*Problem statement*.
Transcribe the material verbatim in full; the pictures do not belong in the copy.

*Supplied material*.
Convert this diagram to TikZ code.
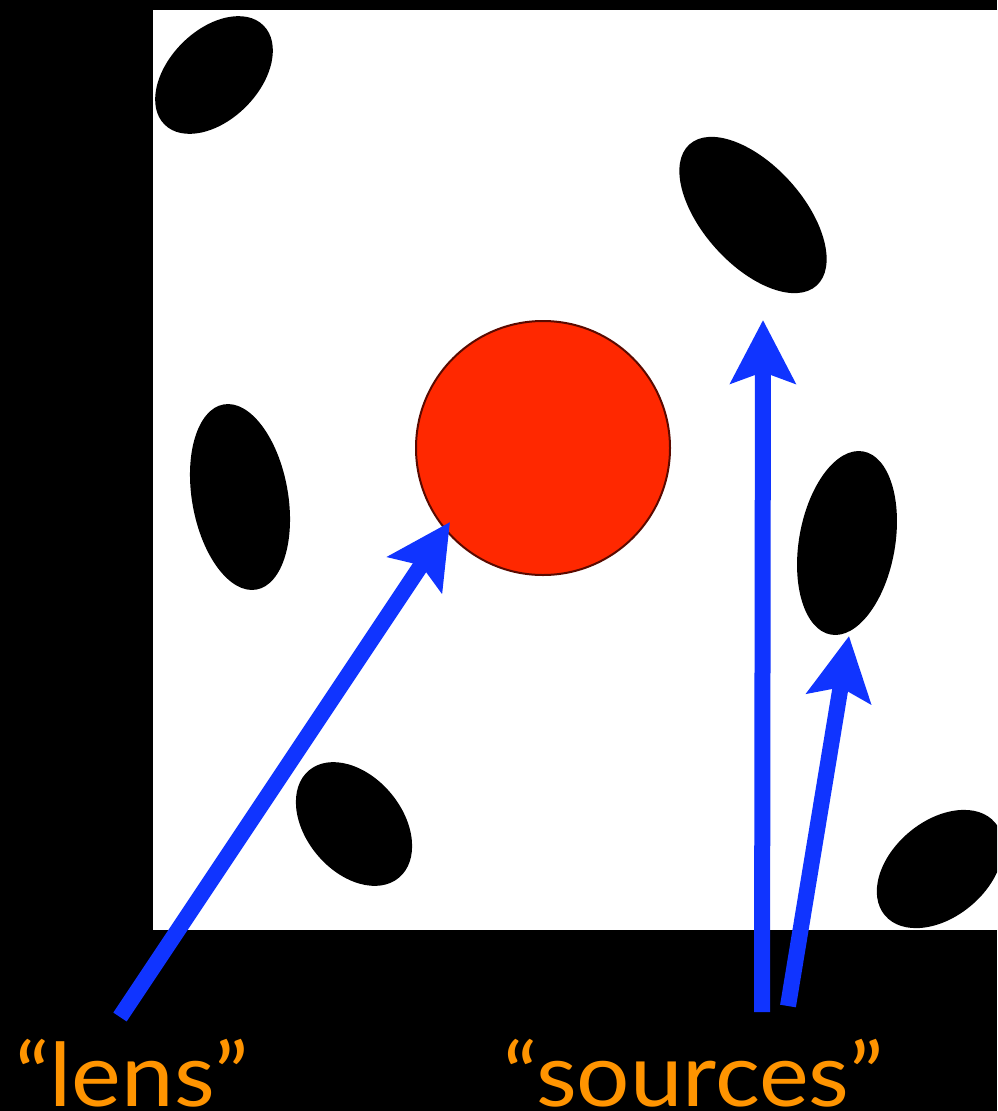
\documentclass[tikz,border=0pt]{standalone}
\usepackage{fontspec}
\newfontfamily\labelfont[FakeStretch=1.07]{Lato}
\usetikzlibrary{arrows.meta}
\definecolor{arrowblue}{RGB}{16,52,255}
\definecolor{lensred}{RGB}{255,40,0}
\definecolor{lensedge}{RGB}{90,10,0}
\definecolor{labelorange}{RGB}{255,148,0}
\begin{document}
\begin{tikzpicture}[x=1pt,y=-1pt,
  pointer/.style={draw=arrowblue, line width=16pt, -{Stealth[length=63pt,width=64pt,inset=11pt]}},
  blob/.style={fill=black},
  caption/.style={text=labelorange, font=\labelfont\fontsize{88}{90}\selectfont, inner sep=0pt, anchor=base west}]
\fill[black] (0,0) rectangle (997,1111);
\useasboundingbox (0,0) rectangle (997,1111);
\fill[white] (153,10) rectangle (997,930);
\begin{scope}
\clip (153,10) rectangle (997,930);
\fill[blob, rotate around={45:(214,75)}] (214,75) ellipse [x radius=70pt, y radius=45pt];
\fill[blob, rotate around={-48:(753,215)}] (753,215) ellipse [x radius=95pt, y radius=50pt];
\fill[blob, rotate around={100:(240,497)}] (240,497) ellipse [x radius=94pt, y radius=48pt];
\fill[blob, rotate around={80:(847,543)}] (847,543) ellipse [x radius=93pt, y radius=48pt];
\fill[blob, rotate around={-50:(354,824)}] (354,824) ellipse [x radius=70pt, y radius=48pt];
\fill[blob, rotate around={40:(940,869)}] (940,869) ellipse [x radius=72pt, y radius=48pt];
\end{scope}
\node (lens) [circle, fill=lensred, draw=lensedge, line width=2pt, minimum size=254pt, inner sep=0pt] at (543,448) {};
\coordinate (lensTail) at (120,1017);
\coordinate (lensTip) at (450,522);
\coordinate (srcTailA) at (762,1012);
\coordinate (srcTipA) at (763,320);
\coordinate (srcTailB) at (788,1006);
\coordinate (srcTipB) at (849,636);
\draw[pointer] (lensTail) -- (lensTip);
\draw[pointer] (srcTailA) -- (srcTipA);
\draw[pointer] (srcTailB) -- (srcTipB);
\node[caption] (lenslabel) at (15,1106) {“lens”};
\node[caption] (srclabel) at (503,1106) {“sources”};
\end{tikzpicture}
\end{document}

*Exercise output*.
Convert this diagram to TikZ code.
\documentclass[tikz,border=0pt]{standalone}
\usepackage{fontspec}
\newfontfamily\labelfont[FakeStretch=1.07]{Lato}
\usetikzlibrary{arrows.meta}
\definecolor{arrowblue}{RGB}{16,52,255}
\definecolor{lensred}{RGB}{255,40,0}
\definecolor{lensedge}{RGB}{90,10,0}
\definecolor{labelorange}{RGB}{255,148,0}
\begin{document}
\begin{tikzpicture}[x=1pt,y=-1pt,
  pointer/.style={draw=arrowblue, line width=16pt, -{Stealth[length=63pt,width=64pt,inset=11pt]}},
  blob/.style={fill=black},
  caption/.style={text=labelorange, font=\labelfont\fontsize{88}{90}\selectfont, inner sep=0pt, anchor=base west}]
\fill[black] (0,0) rectangle (997,1111);
\useasboundingbox (0,0) rectangle (997,1111);
\fill[white] (153,10) rectangle (997,930);
\begin{scope}
\clip (153,10) rectangle (997,930);
\fill[blob, rotate around={45:(214,75)}] (214,75) ellipse [x radius=70pt, y radius=45pt];
\fill[blob, rotate around={-48:(753,215)}] (753,215) ellipse [x radius=95pt, y radius=50pt];
\fill[blob, rotate around={100:(240,497)}] (240,497) ellipse [x radius=94pt, y radius=48pt];
\fill[blob, rotate around={80:(847,543)}] (847,543) ellipse [x radius=93pt, y radius=48pt];
\fill[blob, rotate around={-50:(354,824)}] (354,824) ellipse [x radius=70pt, y radius=48pt];
\fill[blob, rotate around={40:(940,869)}] (940,869) ellipse [x radius=72pt, y radius=48pt];
\end{scope}
\node (lens) [circle, fill=lensred, draw=lensedge, line width=2pt, minimum size=254pt, inner sep=0pt] at (543,448) {};
\coordinate (lensTail) at (120,1017);
\coordinate (lensTip) at (450,522);
\coordinate (srcTailA) at (762,1012);
\coordinate (srcTipA) at (763,320);
\coordinate (srcTailB) at (788,1006);
\coordinate (srcTipB) at (849,636);
\draw[pointer] (lensTail) -- (lensTip);
\draw[pointer] (srcTailA) -- (srcTipA);
\draw[pointer] (srcTailB) -- (srcTipB);
\node[caption] (lenslabel) at (15,1106) {“lens”};
\node[caption] (srclabel) at (503,1106) {“sources”};
\end{tikzpicture}
\end{document}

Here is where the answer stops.